Brief: Begin at the first line of the data and copy each line through the one containing "['#006699', '#990000', '#330066', '#999933']", that line included, with no pictures.

===== Dataset records

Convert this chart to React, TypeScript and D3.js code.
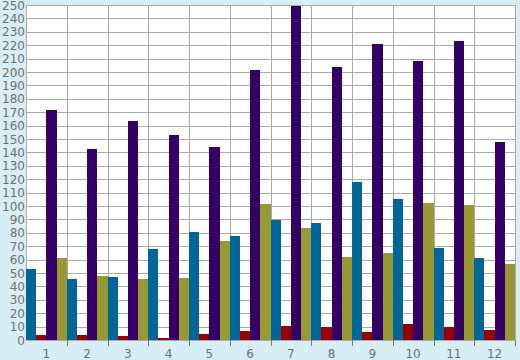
import React from 'react'
import * as d3 from 'd3'

const width = 520
const height = 360
const margin = { top: 5, right: 5, bottom: 20, left: 26 }

const categories = ['1', '2', '3', '4', '5', '6', '7', '8', '9', '10', '11', '12']
const seriesNames = ['blue', 'red', 'purple', 'olive']
const seriesColors = ['#006699', '#990000', '#330066', '#999933']

const blueValues = [53, 45.5, 47, 68, 80.5, 77.5, 89.5, 87.5, 118, 105, 68.5, 61]
const redValues = [3.7, 3.7, 3, 1.5, 4.5, 6.7, 10.4, 9.7, 6, 12, 9.7, 7.5]
const purpleValues = [172, 142.5, 163.5, 153, 144, 201.5, 249.5, 203.5, 221, 208, 223, 148]
const oliveValues = [61, 48, 45.5, 46.5, 74, 101.5, 83.5, 62, 65, 102, 101, 56.7]

const yTicks = d3.range(0, 251, 10)

const table = categories.map((c, i) => ({
  category: c,
  values: [blueValues[i], redValues[i], purpleValues[i], oliveValues[i]]
}))

const x = d3.scaleBand()
  .domain(categories)
  .range([margin.left, width - margin.right])

const xInner = d3.scaleBand()
  .domain(seriesNames)
  .range([0, x.bandwidth()])

const y = d3.scaleLinear()
  .domain([0, 250])
  .range([height - margin.bottom, margin.top])

const crisp = (v: number) => Math.round(v) + 0.5

export default function App() {
  const x0 = margin.left
  const x1 = width - margin.right
  const yBottom = height - margin.bottom
  return (
    <svg width={width} height={height}
      style={{ position: 'absolute', left: 0, top: 0, display: 'block' }}
      fontFamily="'DejaVu Sans', Verdana, sans-serif" fontSize={12}>
      <rect x={0} y={0} width={width} height={height} fill="#d8eef6" />
      <rect x={x0} y={margin.top} width={x1 - x0} height={yBottom - margin.top} fill="#ffffff" />
      {/* horizontal grid */}
      {yTicks.map(t => (
        <line key={'h' + t} x1={x0} x2={x1} y1={crisp(y(t))} y2={crisp(y(t))}
          stroke="#aaaaaa" strokeWidth={1} />
      ))}
      {/* vertical grid + ticks */}
      {categories.map((c, i) => {
        const gx = crisp(x(c) as number)
        return (
          <g key={'v' + c}>
            <line x1={gx} x2={gx} y1={margin.top} y2={yBottom} stroke="#aaaaaa" />
            {i > 0 && <line x1={gx} x2={gx} y1={yBottom} y2={yBottom + 6} stroke="#777777" />}
          </g>
        )
      })}
      <line x1={crisp(x1)} x2={crisp(x1)} y1={margin.top} y2={yBottom} stroke="#aaaaaa" />
      <line x1={crisp(x1)} x2={crisp(x1)} y1={yBottom} y2={yBottom + 6} stroke="#777777" />
      {/* bars */}
      {table.map(d => (
        <g key={d.category} transform={`translate(${x(d.category)},0)`}>
          {d.values.map((v, j) => (
            <rect key={j}
              x={xInner(seriesNames[j])}
              y={y(v)}
              width={xInner.bandwidth()}
              height={y(0) - y(v)}
              fill={seriesColors[j]}
              shapeRendering="crispEdges" />
          ))}
        </g>
      ))}
      {/* y labels */}
      {yTicks.map(t => (
        <text key={'yl' + t} x={x0 - 1} y={y(t) + 4.5} textAnchor="end" fill="#707070">{t}</text>
      ))}
      {/* x labels */}
      {categories.map(c => (
        <text key={'xl' + c} x={(x(c) as number) + x.bandwidth() / 2} y={height - 2}
          textAnchor="middle" fill="#707070">{c}</text>
      ))}
    </svg>
  )
}
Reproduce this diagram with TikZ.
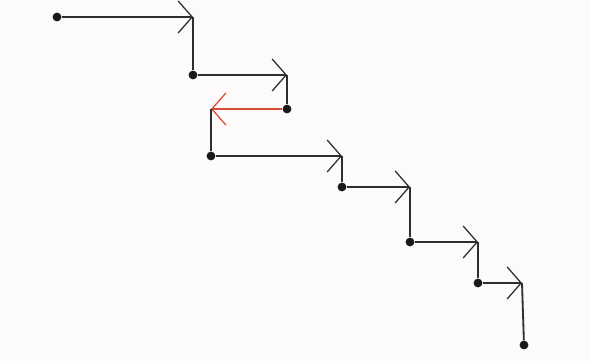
\documentclass[tikz,border=0pt]{standalone}
\usepackage[dvipsnames]{xcolor}
\usepackage{tikz}
\usetikzlibrary{arrows.meta}
\definecolor{paper}{RGB}{253,250,252}
\definecolor{backred}{RGB}{214,74,54}

\begin{document}
\begin{tikzpicture}[x=0.5mm,y=-0.5mm,dot/.style={circle,fill=black!90,inner sep=0pt,minimum size=4.4mm},seg/.style={line width=2.6pt,black!82},arrow/.style={seg,-{Straight Barb[length=7mm,width=16mm,line width=1.8pt]}},back/.style={arrow,backred}]
\fill[paper] (0,0) rectangle (590,361);
\node[dot] (p1) at (57,17) {};
\node[dot] (p2) at (193,75) {};
\node[dot] (p3) at (287,109) {};
\node[dot] (p4) at (211,156) {};
\node[dot] (p5) at (342,187) {};
\node[dot] (p6) at (410,242) {};
\node[dot] (p7) at (478,283) {};
\node[dot] (p8) at (524,345) {};
\coordinate (c1) at (193,17); \coordinate (c2) at (287,75);
\coordinate (c3) at (211,109); \coordinate (c4) at (342,156);
\coordinate (c5) at (410,187); \coordinate (c6) at (478,242);
\coordinate (c7) at (522,283);
\draw[arrow] (p1)--(c1); \draw[seg] (c1)--(p2);
\draw[arrow] (p2)--(c2); \draw[seg] (c2)--(p3);
\draw[back] (p3)--(c3); \draw[seg] (c3)--(p4);
\draw[arrow] (p4)--(c4); \draw[seg] (c4)--(p5);
\draw[arrow] (p5)--(c5); \draw[seg] (c5)--(p6);
\draw[arrow] (p6)--(c6); \draw[seg] (c6)--(p7);
\draw[arrow] (p7)--(c7); \draw[seg] (c7)--(p8);
\end{tikzpicture}
\end{document}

==========

Right answer:
Convert this chart to React, TypeScript and D3.js code.
import React from 'react'
import * as d3 from 'd3'

const width = 520
const height = 360
const margin = { top: 5, right: 5, bottom: 20, left: 26 }

const categories = ['1', '2', '3', '4', '5', '6', '7', '8', '9', '10', '11', '12']
const seriesNames = ['blue', 'red', 'purple', 'olive']
const seriesColors = ['#006699', '#990000', '#330066', '#999933']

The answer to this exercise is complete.